What the task asks -
Locate the word "this" in the material, then show every line that holds it.

(Charts and diagrams as code)
+++++

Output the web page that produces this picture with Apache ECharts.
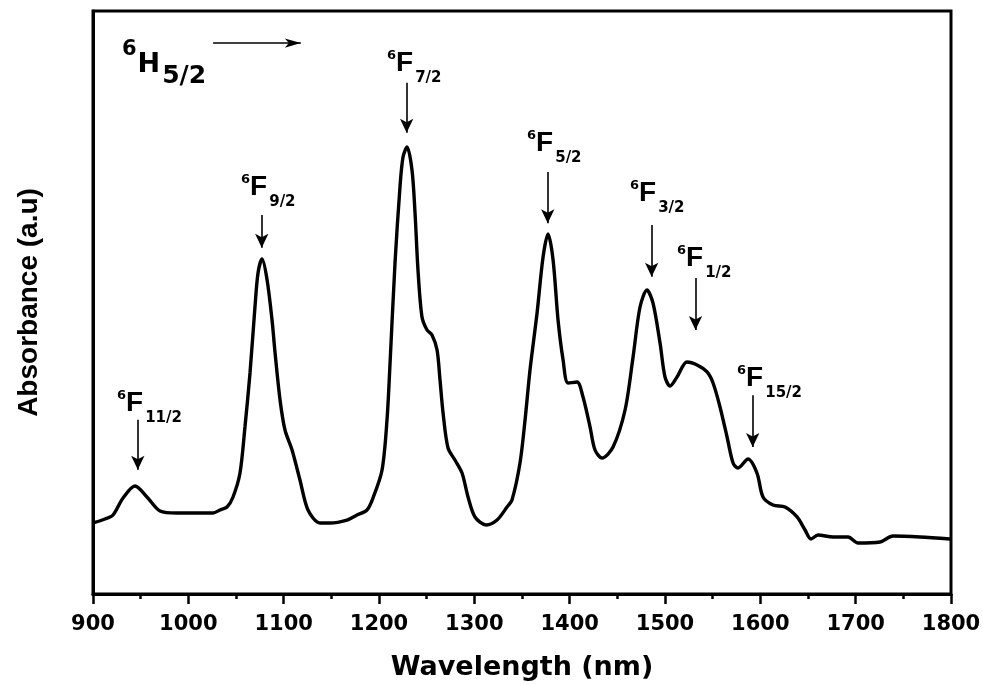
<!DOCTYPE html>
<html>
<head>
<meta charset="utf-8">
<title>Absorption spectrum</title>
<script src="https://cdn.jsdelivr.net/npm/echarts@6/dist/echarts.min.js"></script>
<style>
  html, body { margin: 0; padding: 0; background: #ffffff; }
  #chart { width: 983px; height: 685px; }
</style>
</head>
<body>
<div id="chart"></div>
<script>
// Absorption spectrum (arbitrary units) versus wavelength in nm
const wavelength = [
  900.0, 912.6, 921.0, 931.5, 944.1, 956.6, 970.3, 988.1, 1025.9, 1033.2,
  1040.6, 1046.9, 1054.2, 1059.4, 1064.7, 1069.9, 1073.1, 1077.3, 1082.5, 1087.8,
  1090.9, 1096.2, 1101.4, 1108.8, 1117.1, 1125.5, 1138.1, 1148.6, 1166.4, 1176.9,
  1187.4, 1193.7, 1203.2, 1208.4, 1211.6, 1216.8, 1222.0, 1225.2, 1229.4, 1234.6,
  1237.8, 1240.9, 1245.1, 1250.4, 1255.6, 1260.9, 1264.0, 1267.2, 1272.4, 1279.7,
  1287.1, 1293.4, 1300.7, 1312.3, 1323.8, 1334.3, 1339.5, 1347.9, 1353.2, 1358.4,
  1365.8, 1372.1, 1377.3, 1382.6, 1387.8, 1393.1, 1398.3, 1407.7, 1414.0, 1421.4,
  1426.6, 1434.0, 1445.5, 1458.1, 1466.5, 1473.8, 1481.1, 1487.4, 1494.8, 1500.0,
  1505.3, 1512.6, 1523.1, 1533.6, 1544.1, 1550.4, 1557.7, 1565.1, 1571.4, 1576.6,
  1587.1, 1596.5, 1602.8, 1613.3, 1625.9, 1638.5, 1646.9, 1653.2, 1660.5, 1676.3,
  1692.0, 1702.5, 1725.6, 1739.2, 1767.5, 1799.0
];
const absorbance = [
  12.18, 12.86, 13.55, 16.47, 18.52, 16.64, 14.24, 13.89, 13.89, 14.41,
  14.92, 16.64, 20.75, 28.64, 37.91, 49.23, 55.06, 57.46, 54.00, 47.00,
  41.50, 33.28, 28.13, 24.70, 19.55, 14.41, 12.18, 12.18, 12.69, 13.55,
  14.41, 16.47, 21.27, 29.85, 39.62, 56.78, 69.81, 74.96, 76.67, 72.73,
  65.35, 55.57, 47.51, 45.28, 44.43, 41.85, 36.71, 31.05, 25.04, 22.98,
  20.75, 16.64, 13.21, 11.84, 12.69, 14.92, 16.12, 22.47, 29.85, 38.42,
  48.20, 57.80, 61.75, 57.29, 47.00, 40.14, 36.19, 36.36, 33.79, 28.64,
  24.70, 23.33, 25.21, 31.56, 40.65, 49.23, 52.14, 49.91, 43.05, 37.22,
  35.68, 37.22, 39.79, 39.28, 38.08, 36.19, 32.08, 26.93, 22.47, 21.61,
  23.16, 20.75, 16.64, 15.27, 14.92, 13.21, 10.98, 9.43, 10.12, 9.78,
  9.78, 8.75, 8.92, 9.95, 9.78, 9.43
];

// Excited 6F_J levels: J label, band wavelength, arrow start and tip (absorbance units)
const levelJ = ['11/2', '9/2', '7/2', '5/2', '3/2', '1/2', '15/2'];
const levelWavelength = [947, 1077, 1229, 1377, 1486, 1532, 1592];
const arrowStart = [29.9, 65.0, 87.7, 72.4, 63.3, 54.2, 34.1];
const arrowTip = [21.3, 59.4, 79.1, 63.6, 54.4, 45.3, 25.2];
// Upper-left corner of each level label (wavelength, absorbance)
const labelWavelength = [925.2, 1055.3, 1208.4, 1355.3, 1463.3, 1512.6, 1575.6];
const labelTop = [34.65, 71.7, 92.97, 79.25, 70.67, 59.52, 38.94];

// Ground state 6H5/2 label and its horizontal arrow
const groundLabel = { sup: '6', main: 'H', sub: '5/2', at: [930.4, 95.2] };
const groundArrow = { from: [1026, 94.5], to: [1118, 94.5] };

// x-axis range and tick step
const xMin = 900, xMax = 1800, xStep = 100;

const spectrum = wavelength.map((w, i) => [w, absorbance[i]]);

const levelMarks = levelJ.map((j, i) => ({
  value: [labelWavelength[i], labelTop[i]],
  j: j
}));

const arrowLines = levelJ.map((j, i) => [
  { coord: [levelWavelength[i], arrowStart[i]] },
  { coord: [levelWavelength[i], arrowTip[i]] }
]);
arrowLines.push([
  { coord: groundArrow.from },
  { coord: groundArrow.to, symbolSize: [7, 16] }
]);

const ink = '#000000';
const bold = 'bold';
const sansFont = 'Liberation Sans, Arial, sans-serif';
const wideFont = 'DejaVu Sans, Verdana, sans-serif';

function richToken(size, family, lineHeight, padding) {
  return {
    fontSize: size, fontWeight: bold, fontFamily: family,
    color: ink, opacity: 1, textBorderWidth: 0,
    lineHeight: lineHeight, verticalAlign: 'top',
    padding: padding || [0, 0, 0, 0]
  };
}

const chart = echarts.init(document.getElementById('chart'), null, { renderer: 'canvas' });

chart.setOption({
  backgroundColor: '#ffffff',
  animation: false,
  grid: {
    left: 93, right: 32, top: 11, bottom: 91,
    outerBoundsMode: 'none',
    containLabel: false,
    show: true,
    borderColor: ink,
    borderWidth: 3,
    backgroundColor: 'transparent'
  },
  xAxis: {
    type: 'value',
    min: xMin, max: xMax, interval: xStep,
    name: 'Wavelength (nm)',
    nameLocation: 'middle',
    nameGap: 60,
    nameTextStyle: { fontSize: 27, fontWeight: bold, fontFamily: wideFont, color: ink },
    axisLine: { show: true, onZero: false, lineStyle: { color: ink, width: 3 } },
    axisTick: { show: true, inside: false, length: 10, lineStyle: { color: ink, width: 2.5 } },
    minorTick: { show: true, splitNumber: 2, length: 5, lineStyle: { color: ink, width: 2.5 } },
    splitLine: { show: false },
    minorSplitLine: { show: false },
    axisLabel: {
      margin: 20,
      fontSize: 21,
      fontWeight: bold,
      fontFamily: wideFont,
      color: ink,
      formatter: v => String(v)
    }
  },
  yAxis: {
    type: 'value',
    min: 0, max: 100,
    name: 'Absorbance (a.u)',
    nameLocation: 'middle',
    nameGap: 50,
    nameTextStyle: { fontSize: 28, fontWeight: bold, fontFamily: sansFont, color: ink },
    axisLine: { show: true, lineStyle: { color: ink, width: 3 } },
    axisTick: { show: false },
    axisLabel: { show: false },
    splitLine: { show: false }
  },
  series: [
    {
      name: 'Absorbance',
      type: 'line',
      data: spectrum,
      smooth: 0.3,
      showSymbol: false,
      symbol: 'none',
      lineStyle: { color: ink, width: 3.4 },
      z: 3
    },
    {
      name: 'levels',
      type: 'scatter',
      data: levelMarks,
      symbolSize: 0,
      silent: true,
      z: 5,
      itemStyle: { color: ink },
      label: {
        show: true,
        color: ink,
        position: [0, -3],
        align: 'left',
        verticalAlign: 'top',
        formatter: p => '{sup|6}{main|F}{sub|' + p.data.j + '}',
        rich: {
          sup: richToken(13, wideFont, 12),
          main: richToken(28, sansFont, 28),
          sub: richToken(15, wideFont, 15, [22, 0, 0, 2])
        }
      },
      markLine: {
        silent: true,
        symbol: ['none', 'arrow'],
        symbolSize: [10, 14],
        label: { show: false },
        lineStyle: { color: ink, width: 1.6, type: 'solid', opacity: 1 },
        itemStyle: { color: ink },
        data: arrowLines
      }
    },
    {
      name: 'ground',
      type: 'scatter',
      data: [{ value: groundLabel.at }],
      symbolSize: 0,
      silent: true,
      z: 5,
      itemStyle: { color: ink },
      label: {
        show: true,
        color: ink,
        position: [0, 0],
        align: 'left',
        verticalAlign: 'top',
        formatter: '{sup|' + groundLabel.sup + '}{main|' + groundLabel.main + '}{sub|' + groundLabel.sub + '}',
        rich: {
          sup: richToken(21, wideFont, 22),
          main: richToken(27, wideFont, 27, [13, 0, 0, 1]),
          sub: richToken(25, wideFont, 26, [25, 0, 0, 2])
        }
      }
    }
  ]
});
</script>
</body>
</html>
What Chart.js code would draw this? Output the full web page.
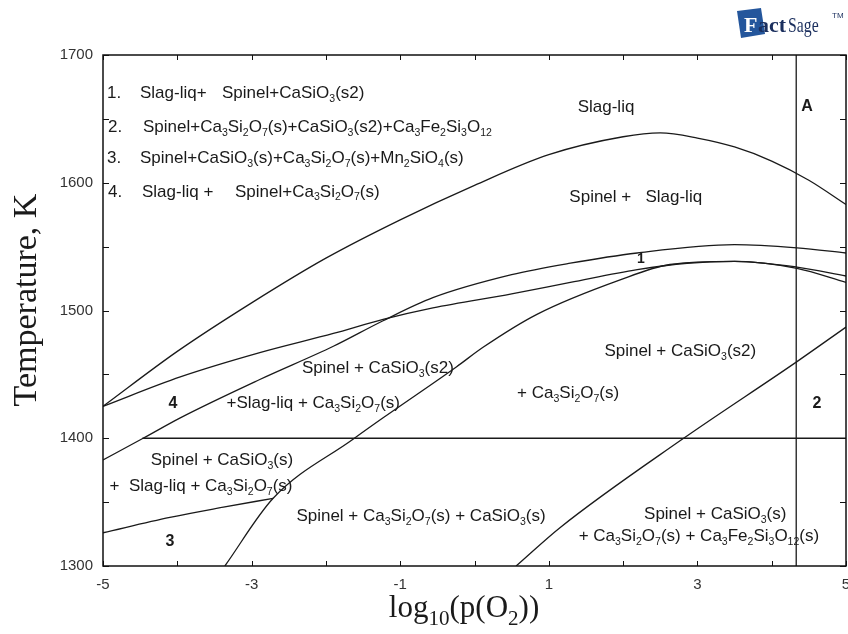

+++++

Reply to the task -
Output the web page that produces this picture with Apache ECharts.
What Chart.js code would draw this? Output the full web page.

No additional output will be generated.